Conditional Sum in Array

Question

I have 2 arrays, A and B. I want to form a new array C with same dimension as B where each element will show SUM(A) for A > B

Below is my working code

A = [1:1:1000]
B=[1:1:100]
for n = 1:numel(B)
    C(n) = sum(A(A>B(n)));
end

However, when A has millions of rows and B has thousands, and I have to do similar calculations for 20 array-couples,it takes insane amount of time.

Is there any faster way?

For example, histcounts is pretty fast, but it counts, rather than summing.

Thanks

Answer 1

You had the right ideas with histcounts, as you are basically "accumulating" certain A elements based on binning.

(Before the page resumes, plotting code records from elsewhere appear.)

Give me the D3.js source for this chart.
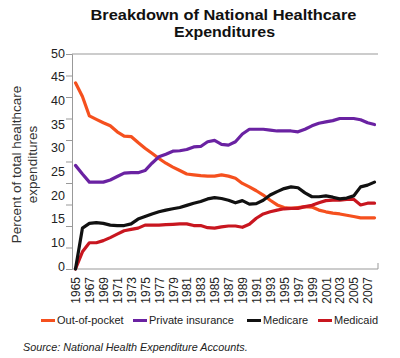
<!DOCTYPE html>
<html><head><meta charset="utf-8">
<script src="https://cdn.jsdelivr.net/npm/d3@7"></script>
<style>body{margin:0;background:#fff;} svg{display:block;font-family:"Liberation Sans",Arial,sans-serif;}</style>
</head><body>
<script>
const years = d3.range(1965, 2009);
const outOfPocket = [43.3,40.1,35.6,34.8,34.0,33.3,31.9,30.9,30.8,29.4,28.1,26.9,25.7,24.6,23.7,22.9,22.1,21.9,21.7,21.6,21.6,21.9,21.6,21.1,19.9,19.1,18.2,17.2,16.0,14.9,14.3,14.1,14.3,14.5,14.4,13.7,13.3,13.0,12.8,12.5,12.2,11.9,11.9,11.9];
const privateIns = [24.1,22.1,20.2,20.2,20.2,20.7,21.5,22.3,22.4,22.4,22.9,24.6,26.1,26.7,27.4,27.5,27.8,28.4,28.5,29.6,29.9,29.0,28.8,29.6,31.4,32.5,32.5,32.5,32.3,32.1,32.1,32.1,31.9,32.5,33.3,33.9,34.2,34.5,35.0,35.0,35.0,34.7,34.0,33.6];
const medicare = [0,9.5,10.6,10.8,10.6,10.2,10.1,10.1,10.5,11.6,12.2,12.8,13.3,13.7,14.0,14.3,14.8,15.3,15.7,16.3,16.6,16.4,16.0,15.4,15.9,15.1,15.2,16.0,17.2,18.0,18.7,19.1,18.9,17.7,16.8,16.8,17.0,16.7,16.3,16.5,17.0,19.1,19.5,20.2];
const medicaid = [0,4.0,6.1,6.1,6.6,7.3,8.1,8.9,9.2,9.5,10.2,10.2,10.2,10.3,10.4,10.5,10.5,10.1,10.1,9.6,9.5,9.8,10.0,10.0,9.7,10.4,11.8,12.8,13.3,13.7,14.0,14.1,14.1,14.5,14.8,15.4,15.9,16.0,16.0,16.2,16.2,14.9,15.3,15.3];
const seriesNames = ["Out-of-pocket","Private insurance","Medicare","Medicaid"];
const seriesColors = ["#f5501e","#6a22a2","#111111","#c8161f"];
const yTickValues = d3.range(0, 51, 5);
const yTickLabels = ["0","10","15","20","25","30","35","40","45","50"];
const xTickLabels = years.filter(y => (y - 1965) % 2 === 0);

const W = 400, H = 358;
const svg = d3.select("body").append("svg").attr("width", W).attr("height", H);
const pL = 72, pR = 378, pT = 54, pB = 269;

const x = d3.scalePoint().domain(years).range([pL, pR]).padding(0.5);
const y = d3.scaleLinear().domain([0, 50]).range([pB, pT]);
const yLab = d3.scalePoint().domain(yTickLabels).range([266, 53]);

// title
svg.append("text").attr("x", 223.5).attr("y", 20).attr("text-anchor", "middle")
  .attr("font-size", 15).attr("font-weight", "bold").attr("fill", "#111")
  .attr("textLength", 266).attr("lengthAdjust", "spacingAndGlyphs").text("Breakdown of National Healthcare");
svg.append("text").attr("x", 224.5).attr("y", 36.5).attr("text-anchor", "middle")
  .attr("font-size", 15).attr("font-weight", "bold").attr("fill", "#111")
  .attr("textLength", 101).attr("lengthAdjust", "spacingAndGlyphs").text("Expenditures");

// top line
svg.append("line").attr("x1", pL).attr("x2", pR).attr("y1", y(50)).attr("y2", y(50))
  .attr("stroke", "#999").attr("stroke-width", 1);

// y axis ticks
const yAxis = svg.append("g").attr("transform", `translate(${pL},0)`)
  .call(d3.axisLeft(y).tickValues(yTickValues).tickSize(6).tickFormat(""));
yAxis.selectAll("path,line").attr("stroke", "#999");

// y labels (as in reference, evenly spread)
svg.append("g").selectAll("text").data(yTickLabels).join("text")
  .attr("x", 65).attr("y", d => yLab(d)).attr("dy", "0.36em").attr("text-anchor", "end")
  .attr("font-size", 12.5).attr("fill", "#222").text(d => d);

// x axis
const xAxis = svg.append("g").attr("transform", `translate(0,${pB})`)
  .call(d3.axisBottom(x).tickValues(xTickLabels).tickSize(0).tickPadding(0));
xAxis.select(".domain").attr("stroke", "#999").attr("d", `M${pL},0H${pR}V-6`);
xAxis.selectAll("text").attr("transform", "rotate(-90)").attr("text-anchor", "end")
  .attr("x", -8).attr("y", 0).attr("dy", "0.35em").attr("font-size", 12).attr("fill", "#222")
  .attr("font-family", "Liberation Sans, Arial, sans-serif");

// y axis title
const yt = svg.append("text").attr("transform", "translate(21,164.5) rotate(-90)")
  .attr("text-anchor", "middle").attr("font-size", 13.5).attr("fill", "#333");
yt.append("tspan").attr("x", 0).attr("y", 0).text("Percent of total healthcare");
yt.append("tspan").attr("x", 0).attr("y", 16).text("expenditures");

// lines
const allSeries = [outOfPocket, privateIns, medicare, medicaid];
const line = d3.line().x((d, i) => x(years[i])).y(d => y(d)).curve(d3.curveLinear);
const drawOrder = [0, 1, 3, 2];
drawOrder.forEach(k => {
  svg.append("path").datum(allSeries[k]).attr("d", line).attr("fill", "none")
    .attr("stroke", seriesColors[k]).attr("stroke-width", 3.2)
    .attr("stroke-linejoin", "round").attr("stroke-linecap", "round");
});

// legend
const legX = [41, 133, 247, 318];
const lg = svg.append("g");
seriesNames.forEach((n, i) => {
  lg.append("line").attr("x1", legX[i]).attr("x2", legX[i] + 14).attr("y1", 320.5).attr("y2", 320.5)
    .attr("stroke", seriesColors[i]).attr("stroke-width", 3);
  lg.append("text").attr("x", legX[i] + 16).attr("y", 320.5).attr("dy", "0.36em")
    .attr("font-size", 11).attr("fill", "#222").text(n);
});

// source
svg.append("text").attr("x", 23).attr("y", 351).attr("font-size", 10.8).attr("font-style", "italic")
  .attr("fill", "#222").text("Source: National Health Expenditure Accounts.");
</script>
</body></html>
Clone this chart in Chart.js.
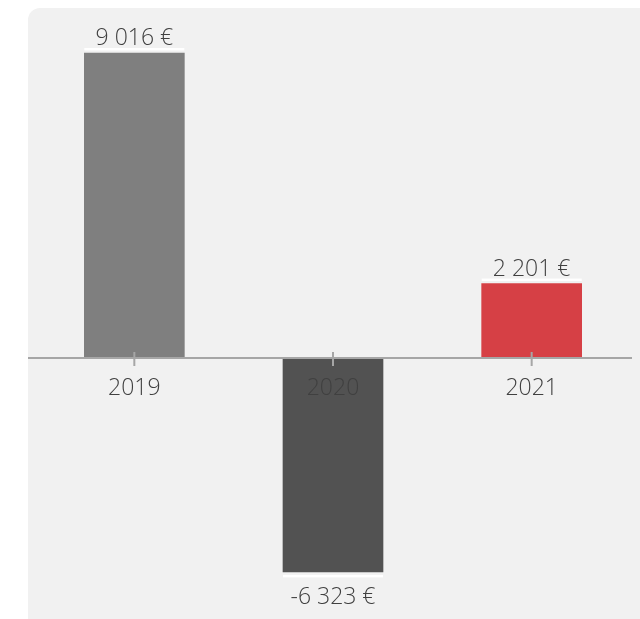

This binning operation could be done with histc. Listed in this post is a solution that starts off with similar steps as listed in @David's answer and then uses histc to bin and sum up selective elements from A to get us the desired output and all of it in a vectorized manner. Here's the implementation -

%// Sort A and B and also get sorted B indices
sA = sort(A);
[sB,sortedB_idx] = sort(B);

[~,bin] = histc(sB,sA);     %// Bin sorted B onto sorted A
C_out = zeros(1,numel(B));  %// Setup output array

%// Take care of the case when all elements in B are greater than A  
if sA(1) > sB(end)
    C_out(:) = sum(A);
end

%// Only do further processing if there is at least one element in B > any element in A
if any(bin)
    csA = cumsum(sA,'reverse'); %// Reverse cumsum on sorted A

    %// Get sum(A(A>B(n))) for every n, but for sorted versions
    valid_mask = cummax(bin) - bin ==0;
    valid_mask2 = bin(valid_mask)+1 <= numel(A);
    valid_mask(1:numel(valid_mask2)) = valid_mask2;
    C_out(valid_mask) = csA(bin(valid_mask)+1);

    %// Rearrange C_out to get back in original unsorted version
    [~,idx] = sort(sortedB_idx);
    C_out = C_out(idx);
end

Also, please remember when comparing the result from this method with the one from the original for-loop version that there would be slight variations in output as this vectorized solution uses cumsum which computes a running summation and as such would have large cumulatively summed numbers being added to individual elements that are comparatively very small, whereas the for-loop version would sum only selective elements. So, floating-precision issues would come up there.

Answer 2

Depending on the size of your arrays (and your memory limitations), the following code might be slightly faster:

C = A*bsxfun(@gt,A',B);

Though it's vectorized, however, it seems to be bottlenecked (perhaps) by the allocation of memory. I'm looking to see if I can get a further speedup. Depending on your input vector size, I've seen up to a factor of 2 speedup for large vectors.

Answer 3

Here's a method that is a bit quicker, but I'm sure there is a better way to solve this problem.

a=sort(A); %// If A and B are already sorted then this isn't necessary!
b=sort(B);
c(numel(B))=0; %// Initialise c
s=cumsum(a,2,'reverse'); %// Get the partial sums of a
for n=1:numel(B)
    %// Pull out the sum for elements in a larger than b(n)
    c(n)=s(find(a>b(n),1,'first'));
end

According to some very rough tests, this seems to run a bit better than twice as fast as the original method.